___ COLLECTED MATERIAL ___

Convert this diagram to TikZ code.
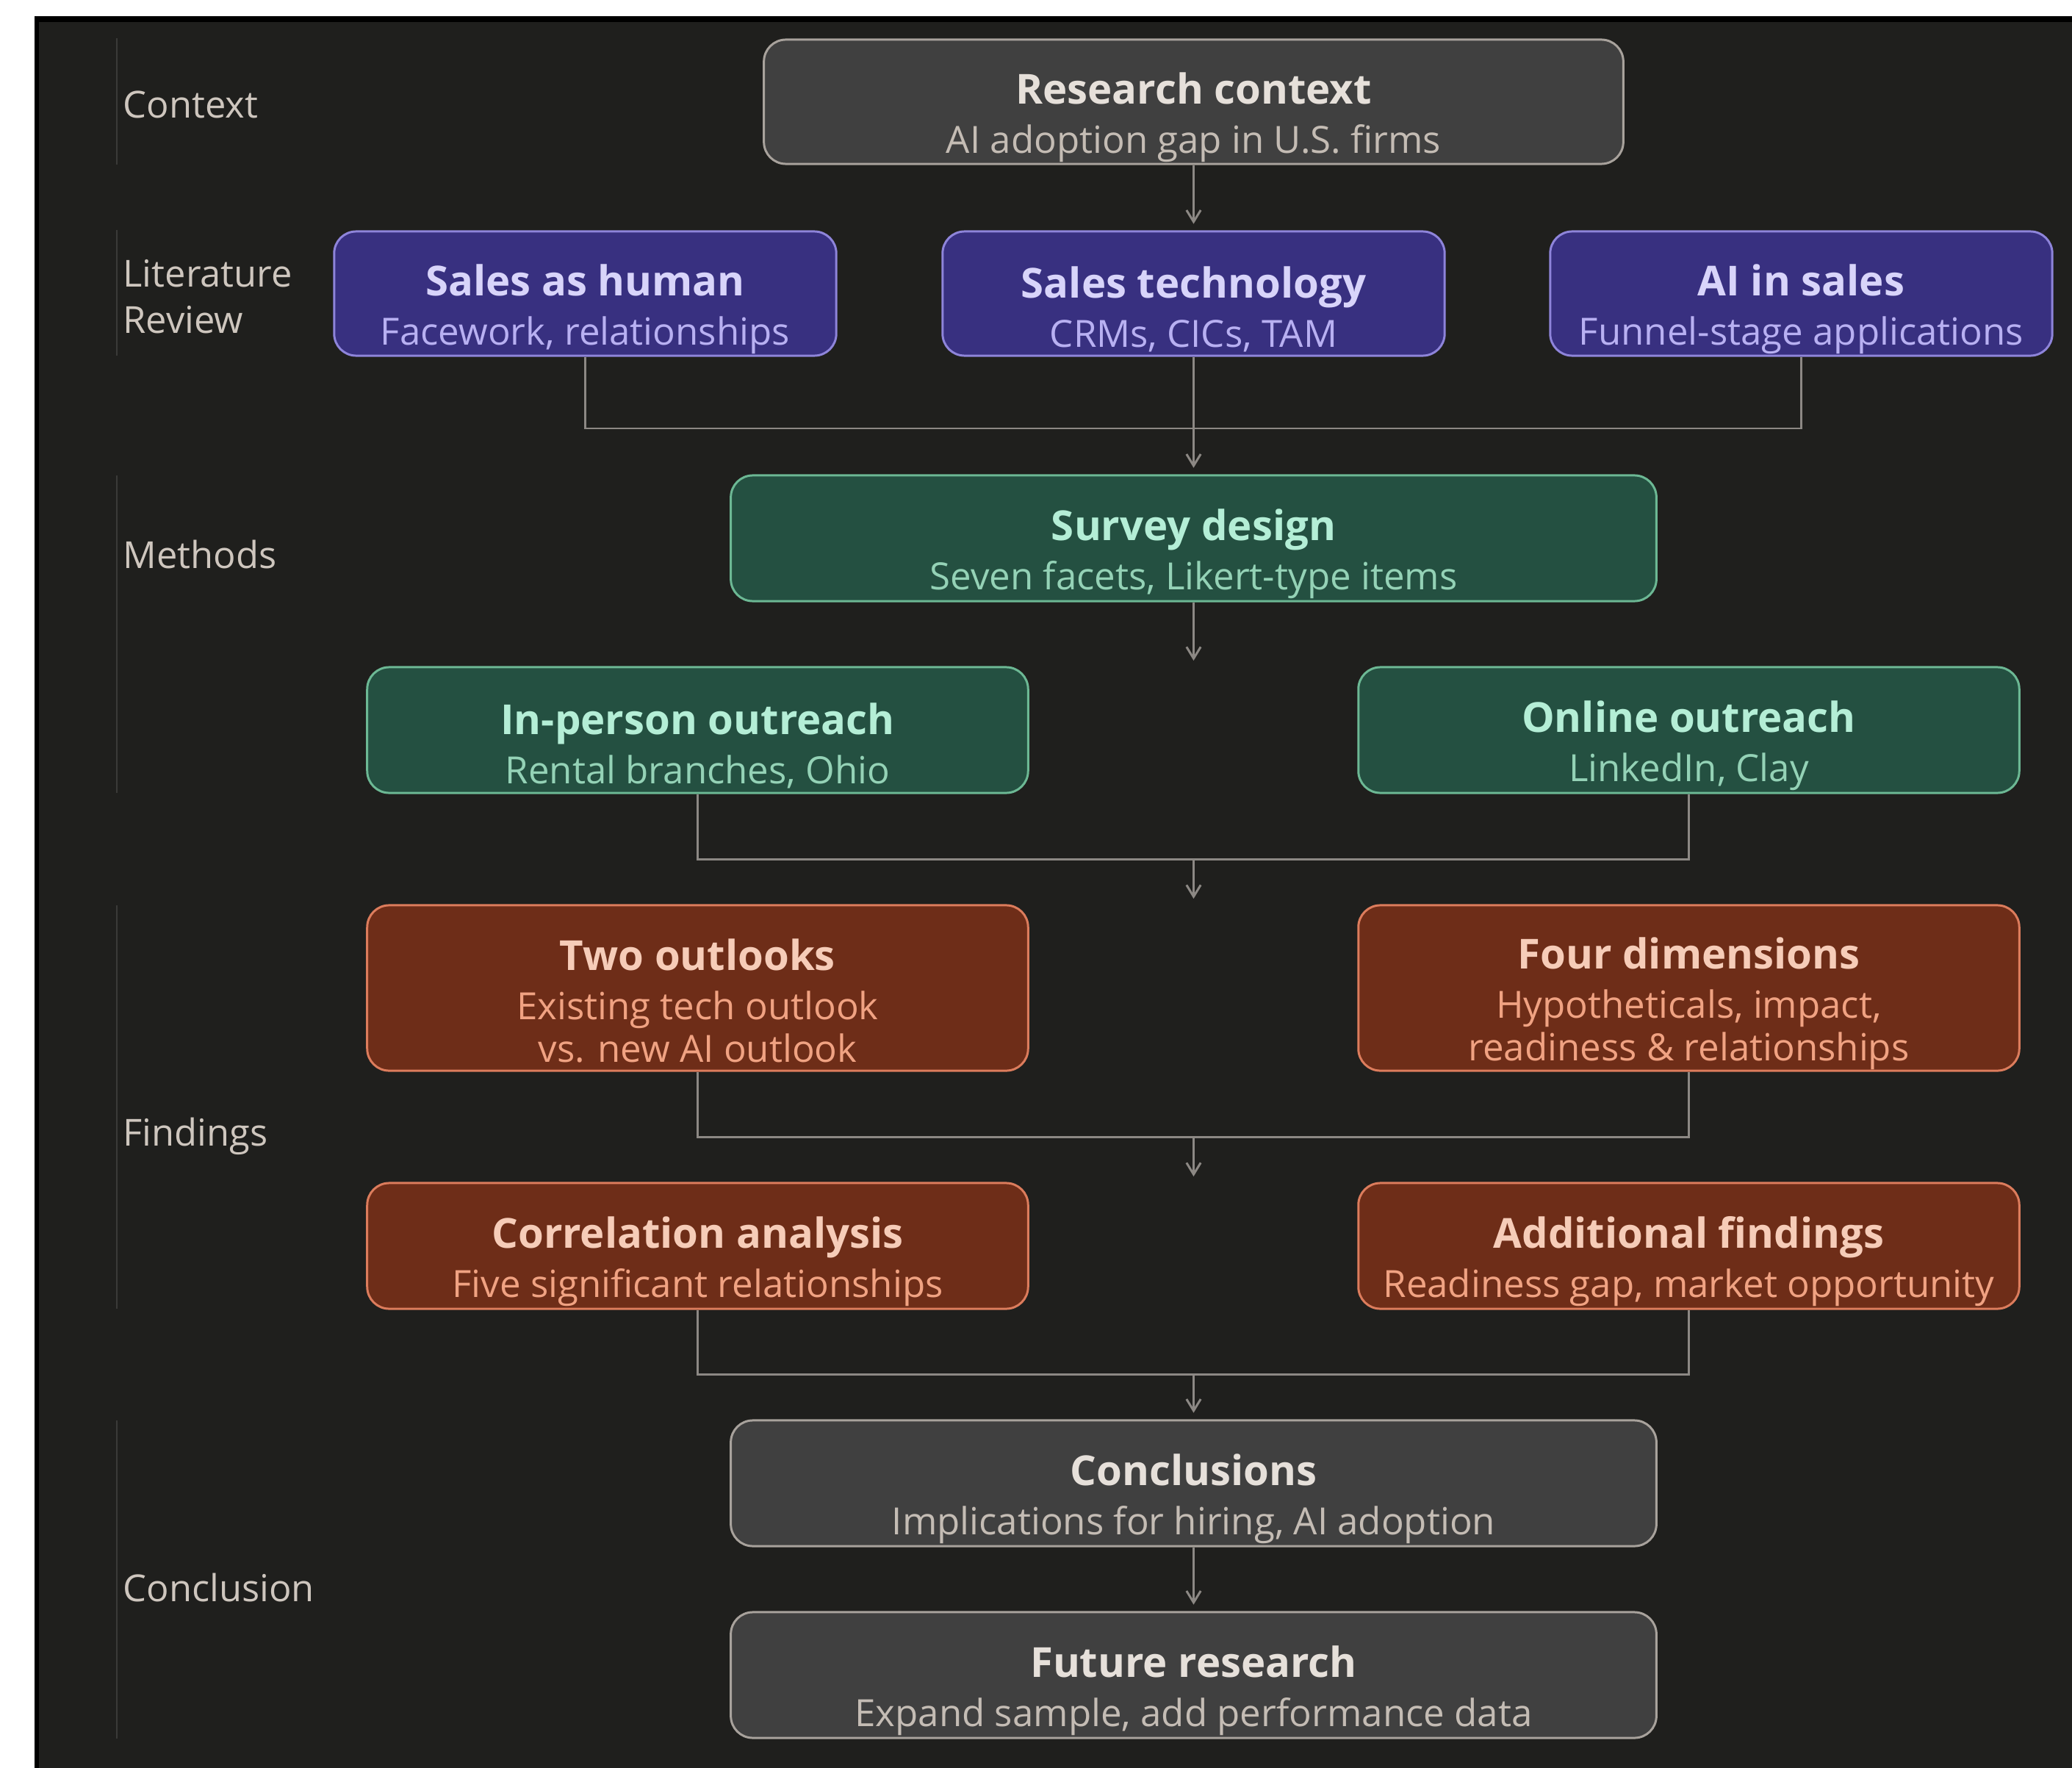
\documentclass[tikz,border=0pt]{standalone}
\usepackage{fontspec}
\setmainfont{Open Sans}
\usetikzlibrary{arrows.meta}
\definecolor{bgdark}{HTML}{1F1F1D}
\definecolor{laneline}{HTML}{3A3A38}
\definecolor{lanetext}{HTML}{CEC6BE}
\definecolor{connline}{HTML}{8C8884}
\definecolor{grayfill}{HTML}{404040}
\definecolor{grayline}{HTML}{A8A29C}
\definecolor{graytitle}{HTML}{E6E0DA}
\definecolor{graysub}{HTML}{C4BCB4}
\definecolor{purplefill}{HTML}{383080}
\definecolor{purpleline}{HTML}{8E84DA}
\definecolor{purpletitle}{HTML}{D8D4FA}
\definecolor{purplesub}{HTML}{B8B0F2}
\definecolor{greenfill}{HTML}{245041}
\definecolor{greenline}{HTML}{6CB894}
\definecolor{greentitle}{HTML}{B4EED6}
\definecolor{greensub}{HTML}{94D2B6}
\definecolor{brownfill}{HTML}{6E2D18}
\definecolor{brownline}{HTML}{DC7C5C}
\definecolor{browntitle}{HTML}{F6CCB8}
\definecolor{brownsub}{HTML}{F0A282}
\newcommand{\sub}[1]{{\mdseries\fontsize{14.5}{16.5}\selectfont\color{subcol}#1}}
\begin{document}
\begin{tikzpicture}[x=0.01cm,y=-0.01cm,
  box/.style={draw, rounded corners=8.5pt, line width=0.85pt, inner sep=0pt},
  graybox/.style={box, fill=grayfill, draw=grayline},
  purplebox/.style={box, fill=purplefill, draw=purpleline},
  greenbox/.style={box, fill=greenfill, draw=greenline},
  brownbox/.style={box, fill=brownfill, draw=brownline},
  boxtext/.style={align=center, inner sep=0pt, yshift=-6pt,
    font=\fontsize{16}{19}\selectfont\bfseries},
  graytext/.style={boxtext, text=graytitle, execute at begin node=\colorlet{subcol}{graysub}},
  purpletext/.style={boxtext, text=purpletitle, execute at begin node=\colorlet{subcol}{purplesub}},
  greentext/.style={boxtext, text=greentitle, execute at begin node=\colorlet{subcol}{greensub}},
  browntext/.style={boxtext, text=browntitle, execute at begin node=\colorlet{subcol}{brownsub}},
  litw/.style={minimum width=6.83cm, minimum height=1.69cm},
  midw/.style={minimum width=8.99cm, minimum height=1.71cm},
  widew/.style={minimum width=12.59cm, minimum height=1.71cm},
  lane/.style={anchor=west, inner sep=0pt, text=lanetext, align=left,
    font=\fontsize{14.4}{18}\selectfont},
  laneedge/.style={draw=laneline, line width=0.6pt},
  conn/.style={draw=connline, line width=0.85pt},
  arr/.style={conn, -{Straight Barb[length=4.5pt,width=5.5pt]}, shorten >=2.5pt}]

\useasboundingbox (0,0) rectangle (2820,2406);
\fill [white] (0,0) rectangle (2820,2406);
\fill [black] (47,22) rectangle (2820,2406);
\fill [bgdark] (53,30) rectangle (2820,2406);

\draw [laneedge] (159,52) -- (159,224);
\draw [laneedge] (159,313) -- (159,484);
\draw [laneedge] (159,647) -- (159,1079);
\draw [laneedge] (159,1232) -- (159,1781);
\draw [laneedge] (159,1933) -- (159,2366);

\node [lane] (l-ctx) at (167,142) {Context};
\node [lane] (l-lit) at (167,404) {Literature\\Review};
\node [lane] (l-meth) at (167,755) {Methods};
\node [lane] (l-find) at (167,1546) {Findings};
\node [lane] (l-conc) at (167,2160) {Conclusion};

\node [graybox, minimum width=11.69cm, minimum height=1.69cm] (ctx) at (1624.5,138.5) {};
\node [graytext] (ctx-t) at (ctx) {Research context\\\sub{AI adoption gap in U.S. firms}};

\node [purplebox, litw] (hum) at (796.5,399.5) {};
\node [purpletext] (hum-t) at (hum) {Sales as human\\\sub{Facework, relationships}};
\node [purplebox, litw] (tech) at (1624.5,399.5) {};
\node [purpletext] (tech-t) at (tech) {Sales technology\\\sub{CRMs, CICs, TAM}};
\node [purplebox, litw] (ais) at (2451.5,399.5) {};
\node [purpletext] (ais-t) at (ais) {AI in sales\\\sub{Funnel-stage applications}};

\node [greenbox, widew] (survey) at (1624.5,732.5) {};
\node [greentext] (survey-t) at (survey) {Survey design\\\sub{Seven facets, Likert-type items}};
\node [greenbox, midw] (inper) at (949.5,993.5) {};
\node [greentext] (inper-t) at (inper) {In-person outreach\\\sub{Rental branches, Ohio}};
\node [greenbox, midw] (online) at (2298.5,993.5) {};
\node [greentext] (online-t) at (online) {Online outreach\\\sub{LinkedIn, Clay}};

\node [brownbox, midw, minimum height=2.25cm] (two) at (949.5,1344.5) {};
\node [browntext, yshift=1pt] (two-t) at (two)
  {Two outlooks\\\sub{Existing tech outlook}\\[-2.5pt]\sub{vs. new AI outlook}};
\node [brownbox, midw, minimum height=2.25cm] (four) at (2298.5,1344.5) {};
\node [browntext] (four-t) at (four)
  {Four dimensions\\\sub{Hypotheticals, impact,}\\[-2.5pt]\sub{readiness \& relationships}};
\node [brownbox, midw] (corr) at (949.5,1695.5) {};
\node [browntext] (corr-t) at (corr) {Correlation analysis\\\sub{Five significant relationships}};
\node [brownbox, midw] (addf) at (2298.5,1695.5) {};
\node [browntext] (addf-t) at (addf) {Additional findings\\\sub{Readiness gap, market opportunity}};

\node [graybox, widew] (concl) at (1624.5,2018.5) {};
\node [graytext] (concl-t) at (concl) {Conclusions\\\sub{Implications for hiring, AI adoption}};
\node [graybox, widew] (fut) at (1624.5,2279.5) {};
\node [graytext] (fut-t) at (fut) {Future research\\\sub{Expand sample, add performance data}};

\coordinate (j1) at (1624.5,583);
\coordinate (s1) at (1624.5,899);
\coordinate (j2) at (1624.5,1169);
\coordinate (s2) at (1624.5,1223);
\coordinate (j3) at (1624.5,1547);
\coordinate (s3) at (1624.5,1601);
\coordinate (j4) at (1624.5,1870);

\draw [arr] (ctx.south) -- (tech.north);
\draw [conn] (hum.south) |- (j1) -| (ais.south);
\draw [conn] (tech.south) -- (j1);
\draw [arr] (j1) -- (survey.north);
\draw [arr, shorten >=0pt] (survey.south) -- (s1);
\draw [conn] (inper.south) |- (j2) -| (online.south);
\draw [arr, shorten >=0pt] (j2) -- (s2);
\draw [conn] (two.south) |- (j3) -| (four.south);
\draw [arr, shorten >=0pt] (j3) -- (s3);
\draw [conn] (corr.south) |- (j4) -| (addf.south);
\draw [arr] (j4) -- (concl.north);
\draw [arr] (concl.south) -- (fut.north);
\end{tikzpicture}
\end{document}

___

■ SET PROBLEM
Copy the whole of the material above exactly, but not its images.

■ SOLUTION FOR THIS EXERCISE
Convert this diagram to TikZ code.
\documentclass[tikz,border=0pt]{standalone}
\usepackage{fontspec}
\setmainfont{Open Sans}
\usetikzlibrary{arrows.meta}
\definecolor{bgdark}{HTML}{1F1F1D}
\definecolor{laneline}{HTML}{3A3A38}
\definecolor{lanetext}{HTML}{CEC6BE}
\definecolor{connline}{HTML}{8C8884}
\definecolor{grayfill}{HTML}{404040}
\definecolor{grayline}{HTML}{A8A29C}
\definecolor{graytitle}{HTML}{E6E0DA}
\definecolor{graysub}{HTML}{C4BCB4}
\definecolor{purplefill}{HTML}{383080}
\definecolor{purpleline}{HTML}{8E84DA}
\definecolor{purpletitle}{HTML}{D8D4FA}
\definecolor{purplesub}{HTML}{B8B0F2}
\definecolor{greenfill}{HTML}{245041}
\definecolor{greenline}{HTML}{6CB894}
\definecolor{greentitle}{HTML}{B4EED6}
\definecolor{greensub}{HTML}{94D2B6}
\definecolor{brownfill}{HTML}{6E2D18}
\definecolor{brownline}{HTML}{DC7C5C}
\definecolor{browntitle}{HTML}{F6CCB8}
\definecolor{brownsub}{HTML}{F0A282}
\newcommand{\sub}[1]{{\mdseries\fontsize{14.5}{16.5}\selectfont\color{subcol}#1}}
\begin{document}
\begin{tikzpicture}[x=0.01cm,y=-0.01cm,
  box/.style={draw, rounded corners=8.5pt, line width=0.85pt, inner sep=0pt},
  graybox/.style={box, fill=grayfill, draw=grayline},
  purplebox/.style={box, fill=purplefill, draw=purpleline},
  greenbox/.style={box, fill=greenfill, draw=greenline},
  brownbox/.style={box, fill=brownfill, draw=brownline},
  boxtext/.style={align=center, inner sep=0pt, yshift=-6pt,
    font=\fontsize{16}{19}\selectfont\bfseries},
  graytext/.style={boxtext, text=graytitle, execute at begin node=\colorlet{subcol}{graysub}},
  purpletext/.style={boxtext, text=purpletitle, execute at begin node=\colorlet{subcol}{purplesub}},
  greentext/.style={boxtext, text=greentitle, execute at begin node=\colorlet{subcol}{greensub}},
  browntext/.style={boxtext, text=browntitle, execute at begin node=\colorlet{subcol}{brownsub}},
  litw/.style={minimum width=6.83cm, minimum height=1.69cm},
  midw/.style={minimum width=8.99cm, minimum height=1.71cm},
  widew/.style={minimum width=12.59cm, minimum height=1.71cm},
  lane/.style={anchor=west, inner sep=0pt, text=lanetext, align=left,
    font=\fontsize{14.4}{18}\selectfont},
  laneedge/.style={draw=laneline, line width=0.6pt},
  conn/.style={draw=connline, line width=0.85pt},
  arr/.style={conn, -{Straight Barb[length=4.5pt,width=5.5pt]}, shorten >=2.5pt}]

\useasboundingbox (0,0) rectangle (2820,2406);
\fill [white] (0,0) rectangle (2820,2406);
\fill [black] (47,22) rectangle (2820,2406);
\fill [bgdark] (53,30) rectangle (2820,2406);

\draw [laneedge] (159,52) -- (159,224);
\draw [laneedge] (159,313) -- (159,484);
\draw [laneedge] (159,647) -- (159,1079);
\draw [laneedge] (159,1232) -- (159,1781);
\draw [laneedge] (159,1933) -- (159,2366);

\node [lane] (l-ctx) at (167,142) {Context};
\node [lane] (l-lit) at (167,404) {Literature\\Review};
\node [lane] (l-meth) at (167,755) {Methods};
\node [lane] (l-find) at (167,1546) {Findings};
\node [lane] (l-conc) at (167,2160) {Conclusion};

\node [graybox, minimum width=11.69cm, minimum height=1.69cm] (ctx) at (1624.5,138.5) {};
\node [graytext] (ctx-t) at (ctx) {Research context\\\sub{AI adoption gap in U.S. firms}};

\node [purplebox, litw] (hum) at (796.5,399.5) {};
\node [purpletext] (hum-t) at (hum) {Sales as human\\\sub{Facework, relationships}};
\node [purplebox, litw] (tech) at (1624.5,399.5) {};
\node [purpletext] (tech-t) at (tech) {Sales technology\\\sub{CRMs, CICs, TAM}};
\node [purplebox, litw] (ais) at (2451.5,399.5) {};
\node [purpletext] (ais-t) at (ais) {AI in sales\\\sub{Funnel-stage applications}};

\node [greenbox, widew] (survey) at (1624.5,732.5) {};
\node [greentext] (survey-t) at (survey) {Survey design\\\sub{Seven facets, Likert-type items}};
\node [greenbox, midw] (inper) at (949.5,993.5) {};
\node [greentext] (inper-t) at (inper) {In-person outreach\\\sub{Rental branches, Ohio}};
\node [greenbox, midw] (online) at (2298.5,993.5) {};
\node [greentext] (online-t) at (online) {Online outreach\\\sub{LinkedIn, Clay}};

\node [brownbox, midw, minimum height=2.25cm] (two) at (949.5,1344.5) {};
\node [browntext, yshift=1pt] (two-t) at (two)
  {Two outlooks\\\sub{Existing tech outlook}\\[-2.5pt]\sub{vs. new AI outlook}};
\node [brownbox, midw, minimum height=2.25cm] (four) at (2298.5,1344.5) {};
\node [browntext] (four-t) at (four)
  {Four dimensions\\\sub{Hypotheticals, impact,}\\[-2.5pt]\sub{readiness \& relationships}};
\node [brownbox, midw] (corr) at (949.5,1695.5) {};
\node [browntext] (corr-t) at (corr) {Correlation analysis\\\sub{Five significant relationships}};
\node [brownbox, midw] (addf) at (2298.5,1695.5) {};
\node [browntext] (addf-t) at (addf) {Additional findings\\\sub{Readiness gap, market opportunity}};

\node [graybox, widew] (concl) at (1624.5,2018.5) {};
\node [graytext] (concl-t) at (concl) {Conclusions\\\sub{Implications for hiring, AI adoption}};
\node [graybox, widew] (fut) at (1624.5,2279.5) {};
\node [graytext] (fut-t) at (fut) {Future research\\\sub{Expand sample, add performance data}};

\coordinate (j1) at (1624.5,583);
\coordinate (s1) at (1624.5,899);
\coordinate (j2) at (1624.5,1169);
\coordinate (s2) at (1624.5,1223);
\coordinate (j3) at (1624.5,1547);
\coordinate (s3) at (1624.5,1601);
\coordinate (j4) at (1624.5,1870);

\draw [arr] (ctx.south) -- (tech.north);
\draw [conn] (hum.south) |- (j1) -| (ais.south);
\draw [conn] (tech.south) -- (j1);
\draw [arr] (j1) -- (survey.north);
\draw [arr, shorten >=0pt] (survey.south) -- (s1);
\draw [conn] (inper.south) |- (j2) -| (online.south);
\draw [arr, shorten >=0pt] (j2) -- (s2);
\draw [conn] (two.south) |- (j3) -| (four.south);
\draw [arr, shorten >=0pt] (j3) -- (s3);
\draw [conn] (corr.south) |- (j4) -| (addf.south);
\draw [arr] (j4) -- (concl.north);
\draw [arr] (concl.south) -- (fut.north);
\end{tikzpicture}
\end{document}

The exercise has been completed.